Walt explica cómo la mayoría de los expertos están formateados por el consenso ideológico-militar de Washington y quienes no lo están tienen pocas probabilidades de hacer carrera. Menciona el destino de los 33 investigadores de relaciones internacionales que en septiembre de 2002 advirtieron contra la guerra de Irak. “A ninguno de ellos se le ha propuesto desde entonces un cargo o un puesto de trabajo en la administración ni en ninguno de los grupos mas prestigiosos dedicados a la investigación exterior”, dice. Es tan raro ver a un experto que defienda en una televisión de Estados Unidos la posición de Irán en las actuales tensiones, como ver en un canal europeo a un crítico de la OTAN o del nacionalismo exportador de Alemania y su austeridad en la eurocrisis. No se les paga para eso.

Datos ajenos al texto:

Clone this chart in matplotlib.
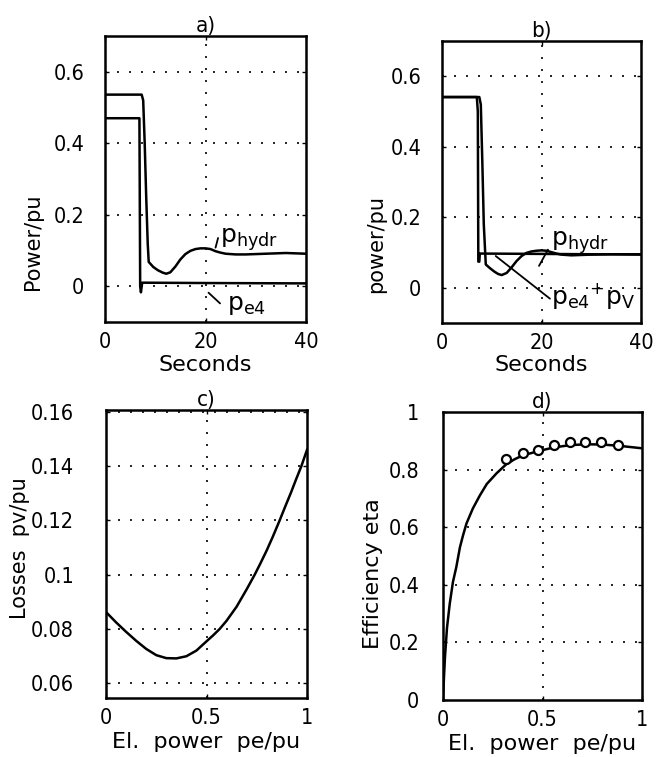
import matplotlib
matplotlib.use("Agg")
import matplotlib.pyplot as plt
from matplotlib.ticker import FixedLocator, FuncFormatter

# =========================
# data
# =========================
# a) power vs time
t_hydr_a = [0, 7.3, 7.6, 7.9, 8.2, 8.5, 8.7, 9.6, 10.5, 11.5, 12.2, 13.0, 14.0, 15.0, 16.0,
            17.0, 18.0, 19.0, 20.0, 21.0, 22.0, 23.0, 24.0, 26.0, 28.0, 30.0, 32.0, 34.0,
            36.0, 38.0, 40.0]
p_hydr_a = [0.536, 0.536, 0.52, 0.40, 0.25, 0.12, 0.068, 0.054, 0.045, 0.038, 0.035, 0.039,
            0.055, 0.075, 0.09, 0.099, 0.104, 0.106, 0.106, 0.104, 0.098, 0.094, 0.091, 0.089,
            0.089, 0.090, 0.091, 0.092, 0.093, 0.092, 0.091]
t_e4_a = [0, 6.85, 7.0, 7.15, 7.4, 20.0, 40.0]
p_e4_a = [0.47, 0.47, 0.0, -0.017, 0.010, 0.009, 0.008]

# b) power vs time
t_e4v_b = [0, 7.0, 7.2, 7.3, 7.5, 7.6, 20.0, 30.0, 40.0]
p_e4v_b = [0.541, 0.541, 0.50, 0.074, 0.074, 0.097, 0.096, 0.095, 0.095]
t_hydr_b = [0, 7.5, 7.8, 8.1, 8.4, 8.8, 9.6, 10.5, 11.3, 12.0, 13.0, 14.0, 15.0, 16.0, 17.0,
            18.0, 19.0, 20.0, 21.0, 22.0, 23.0, 24.0, 26.0, 28.0, 30.0, 34.0, 40.0]
p_hydr_b = [0.541, 0.541, 0.52, 0.36, 0.18, 0.066, 0.056, 0.046, 0.039, 0.036, 0.042, 0.058,
            0.076, 0.090, 0.099, 0.103, 0.105, 0.106, 0.105, 0.101, 0.097, 0.094, 0.092,
            0.093, 0.094, 0.095, 0.094]

# c) losses vs electrical power
pe_c = [0, 0.05, 0.1, 0.15, 0.2, 0.25, 0.3, 0.35, 0.4, 0.45, 0.5, 0.533, 0.566, 0.6,
        0.65, 0.7, 0.74, 0.77, 0.8, 0.83, 0.864, 0.89, 0.92, 0.945, 0.972, 1.0]
loss_c = [0.0862, 0.0824, 0.0789, 0.0756, 0.0726, 0.0703, 0.0692, 0.0691, 0.0699, 0.0720,
          0.0754, 0.0776, 0.0800, 0.0830, 0.0882, 0.0946, 0.1000, 0.1044, 0.1090, 0.1140,
          0.1200, 0.1248, 0.1302, 0.1350, 0.1400, 0.1460]

# d) efficiency vs electrical power
pe_d = [0.0, 0.005, 0.01, 0.02, 0.034, 0.05, 0.067, 0.085, 0.1, 0.118, 0.15, 0.185, 0.22,
        0.269, 0.317, 0.36, 0.4, 0.478, 0.557, 0.64, 0.72, 0.8, 0.88, 1.0]
eta_d = [0.0, 0.08, 0.15, 0.25, 0.335, 0.41, 0.462, 0.53, 0.57, 0.613, 0.665, 0.71, 0.75,
         0.787, 0.818, 0.836, 0.849, 0.864, 0.877, 0.885, 0.888, 0.887, 0.883, 0.874]
pe_meas = [0.317, 0.400, 0.478, 0.557, 0.638, 0.716, 0.794, 0.877]
eta_meas = [0.836, 0.857, 0.868, 0.885, 0.895, 0.895, 0.895, 0.885]

# =========================
# style
# =========================
plt.rcParams["font.family"] = ["DejaVu Sans"]
plt.rcParams["font.stretch"] = "condensed"
plt.rcParams["mathtext.default"] = "regular"
FS = 15.5        # tick labels, titles
FS_LAB = 16      # axis labels
FS_ANN = 18      # curve annotations
LW = 1.8
GRID = dict(color="black", linestyle=(0, (1.2, 6)), linewidth=1.2)

W, H = 660, 757
fig = plt.figure(figsize=(W / 100, H / 100), dpi=100)


def add_axes(left, top, right, bottom):
    return fig.add_axes([left / W, 1 - bottom / H, (right - left) / W, (bottom - top) / H])


def style_axes(ax, title, xticks, yticks, xgrid, ygrid, fmt="%g"):
    for s in ax.spines.values():
        s.set_linewidth(1.8)
    ax.xaxis.set_major_locator(FixedLocator(xticks))
    ax.yaxis.set_major_locator(FixedLocator(yticks))
    ax.yaxis.set_major_formatter(FuncFormatter(lambda v, p: fmt % v))
    ax.xaxis.set_major_formatter(FuncFormatter(lambda v, p: "%g" % v))
    ax.tick_params(direction="in", length=3, width=1, labelsize=FS,
                   top=True, right=True)
    ax.tick_params(axis="y", pad=15)
    ax.tick_params(axis="x", pad=7)
    for x in xgrid:
        ax.axvline(x, **GRID, zorder=0)
    for y in ygrid:
        ax.axhline(y, **GRID, zorder=0)
    ax.set_title(title, fontsize=FS + 0.5, pad=3)


def set_labels(ax, xlabel, ylabel, xl_y, yl_x, yl_y, xl_fs=FS_LAB, yl_fs=15):
    ax.set_xlabel(xlabel, fontsize=xl_fs, fontstretch="normal")
    ax.set_ylabel(ylabel, fontsize=yl_fs, fontstretch="normal")
    ax.xaxis.set_label_coords(0.5, xl_y)
    ax.xaxis.label.set_va("center")
    ax.yaxis.set_label_coords(yl_x, yl_y)
    ax.yaxis.label.set_va("center")
    ax.yaxis.label.set_ha("center")


line_kw = dict(color="black", linewidth=LW)
ptr_kw = dict(arrowstyle="-", color="black", linewidth=1.3, shrinkA=0, shrinkB=0)
ann_kw = dict(fontsize=FS_ANN, fontstretch="normal", va="center", ha="left")

# ---- a)
ax_a = add_axes(105, 36, 306, 322)
ax_a.plot(t_hydr_a, p_hydr_a, **line_kw)
ax_a.plot(t_e4_a, p_e4_a, **line_kw)
ax_a.set_xlim(0, 40)
ax_a.set_ylim(-0.1, 0.7)
style_axes(ax_a, "a)", [0, 20, 40], [0, 0.2, 0.4, 0.6], [20], [0, 0.2, 0.4, 0.6])
set_labels(ax_a, "Seconds", "Power/pu", -0.15, -0.36, 0.28)
ax_a.annotate("", xy=(22.5, 0.135), xytext=(22.0, 0.108), arrowprops=ptr_kw)
ax_a.text(22.9, 0.130, r"p$_{hydr}$", **ann_kw)
ax_a.annotate("", xy=(22.9, -0.048), xytext=(20.6, -0.018), arrowprops=ptr_kw)
ax_a.text(24.2, -0.052, r"p$_{e4}$", **ann_kw)

# ---- b)
ax_b = add_axes(442, 41, 641, 323)
ax_b.plot(t_e4v_b, p_e4v_b, **line_kw)
ax_b.plot(t_hydr_b, p_hydr_b, **line_kw)
ax_b.set_xlim(0, 40)
ax_b.set_ylim(-0.1, 0.7)
style_axes(ax_b, "b)", [0, 20, 40], [0, 0.2, 0.4, 0.6], [20], [0, 0.2, 0.4, 0.6])
set_labels(ax_b, "Seconds", "power/pu", -0.15, -0.33, 0.28)
ax_b.annotate("", xy=(21.3, 0.108), xytext=(19.5, 0.062), arrowprops=ptr_kw)
ax_b.text(21.9, 0.127, r"p$_{hydr}$", **ann_kw)
ax_b.annotate("", xy=(21.7, -0.031), xytext=(10.8, 0.090), arrowprops=ptr_kw)
ax_b.text(21.9, -0.022, r"p$_{e4}$$^{+}$p$_{V}$", **ann_kw)

# ---- c)
ax_c = add_axes(106, 410, 307, 698)
ax_c.plot(pe_c, loss_c, **line_kw)
ax_c.set_xlim(0, 1)
ax_c.set_ylim(0.0545, 0.1607)
style_axes(ax_c, "c)", [0, 0.5, 1], [0.06, 0.08, 0.1, 0.12, 0.14, 0.16], [0.5],
           [0.06, 0.08, 0.1, 0.12, 0.14, 0.16])
ax_c.tick_params(axis="y", pad=23)
set_labels(ax_c, "El.  power  pe/pu", "Losses  pv/pu", -0.153, -0.43, 0.52)

# ---- d)
ax_d = add_axes(443, 412, 642, 700)
ax_d.plot(pe_d, eta_d, **line_kw)
ax_d.plot(pe_meas, eta_meas, linestyle="none", marker="o", markersize=6.5,
          markerfacecolor="white", markeredgecolor="black", markeredgewidth=1.6)
ax_d.set_xlim(0, 1)
ax_d.set_ylim(0, 1)
style_axes(ax_d, "d)", [0, 0.5, 1], [0, 0.2, 0.4, 0.6, 0.8, 1], [0.5],
           [0.2, 0.4, 0.6, 0.8])
ax_d.tick_params(axis="y", pad=17)
set_labels(ax_d, "El.  power  pe/pu", "Efficiency eta", -0.153, -0.35, 0.44, yl_fs=16)

fig.savefig("out.png", dpi=100)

Cada año gobiernos e industrias aportan decenas de millones a las instituciones encargadas de fabricar el consenso. En Estados Unidos los think tanks son considerados instituciones “sin ánimo de lucro”, por lo que no están obligadas a declarar los nombres de sus mecenas ni el monto de sus ingresos anuales. A pesar de ello, es notorio que la mayoría de los laboratorios de ideas reciben donaciones millonarias de empresas del sector militar, como Lockheed-Martin o Boeing, del propio ejército, del sector aeroespacial y de países de Oriente Medio, como Arabia Saudí, Emiratos Árabes Unidos, Omán, Qatar, Israel, u otros como Corea del Sur o Japón. Aunque esas instituciones defienden intereses nacionales y específicos de Estados Unidos,  financiar think tanks americanos es para esos países una buena inversión para promover sus propios asuntos desde el centro imperial.

La mayor parte de los grandes think tanks de Estados Unidos y de Europa tienen entre sus asociados a notorios ex mandatarios de sus parroquias. Gente como Henry Kissinger, Brent Scowcroft, Stephen Hadley, en Estados Unidos, o compañeros de viaje como el ex ministro de exteriores sueco Carl Bildt o José María Aznar, figuran como directores y asesores del Atlantic Council, el think tank vinculado a la OTAN. Lo mismo ocurre con los grandes laboratorios de ideas europeos, El European Council on Foreign Relations o la DGAP alemana. El CIDOB de Barcelona, tuvo como Presidente al ex ministro de defensa Narcís Serra, y como Presidente de honor a Javier Solana. No hay que extrañarse de lo difícil que resulta encontrar allí puntos de vista que contradigan algo la disciplina del pensamiento establecido en materia de “seguridad europea” o eurocrisis, por citar dos grandes ámbitos. Es una tendencia que llega hasta los últimos rincones de este pequeño mundo de servidumbres y disciplinas intelectuales, en el que, por supuesto, hay excepciones.

La historia sugiere que el incremento del nivel de educación, de cultura y de sofisticación técnica en los países más desarrollados, no nos ha hecho más y mejor informados que nuestros tatarabuelos. Separados por más de un siglo, la mentira sigue uniendo el derrocamiento de la última reina de Hawai, Liliuokalani, en 1893, con el de Sadam Hussein, en 2003. Lo que Snowden reveló, sugiere incluso la posibilidad bien real de un control orwelliano, antes técnicamente impensable.

Por todo ello, de la misma forma que estamos obligados a aprender a leer periódicos, es decir a interpretarlos, cuando nos presentan a un “experto” hay que preguntarse lo más elemental: ¿De dónde sale? ¿Para quién trabaja y quién paga a su institución?